Mixed Fiscal 2013 Second Quarter Results
Smithfield reported its earnings for the second quarter of fiscal 2013 on December 6, 2012.
The company posted better-than-expected adjusted earnings (excluding early debt extinguishment charges) of $0.61 per share, substantially ahead of the Zacks consensus estimate of $0.44 per share.
However, the earnings were down from the prior-year earnings by 19.7% due to sluggish sales and weak margins in hog production business.
During the quarter, Smithfield refinanced high interest bearing debt with new debt at a much lower interest rate and a longer maturity, thus reducing interest expense by 6%.

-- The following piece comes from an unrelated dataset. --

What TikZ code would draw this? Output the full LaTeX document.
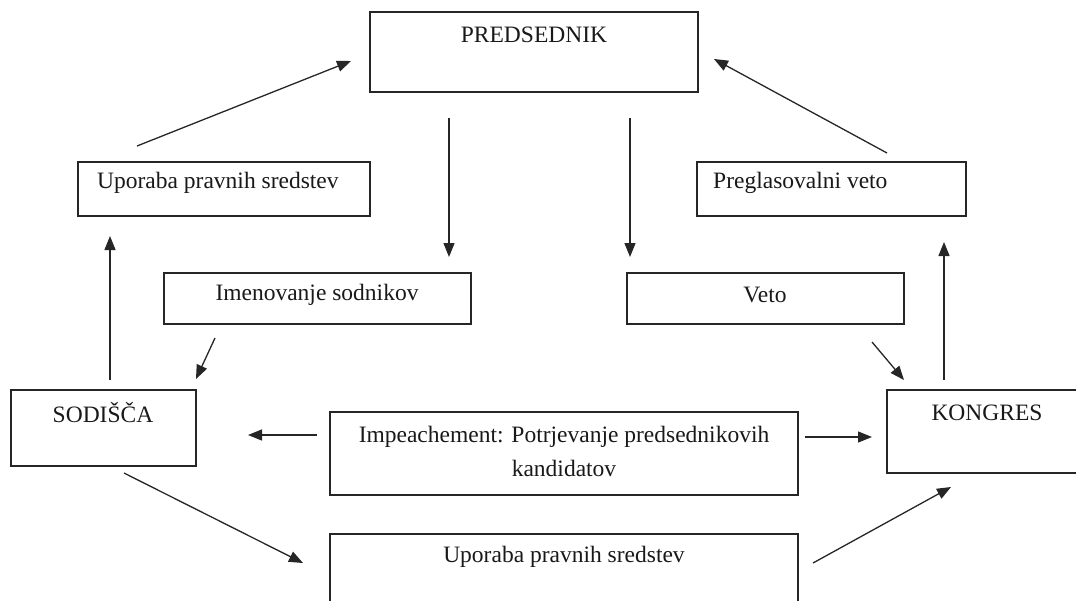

In the past six quarters, the company has repurchased 28.2 million shares (17% of total) for $576 million and has also reduced it net debt substantially. Further an active risk management strategy has resulted in reducing the cost volatility.
Smithfield is currently trading at 11.12x its trailing 12-month earnings, substantially below industry average of about 16.8x.
Improved Outlook for 2013
We expect better results in the coming quarters in view of rising export demand and lower corn prices. According to some estimates, U.S. corn production could touch record levels this year. Corn accounts for a major part of diet of the hogs raised by Smithfield.
Further, the company expects that heightened environmental and animal welfare regulations in competing countries will support the export demand. Tighter international hog supply conditions and higher prices will further increase the demand for U.S. pork.
Company’s focus on packaged meats will increase the margins going forward. Increased expenditure on advertising will also benefit the company in the longer term. Overall, we are quite positive on the outlook for the company.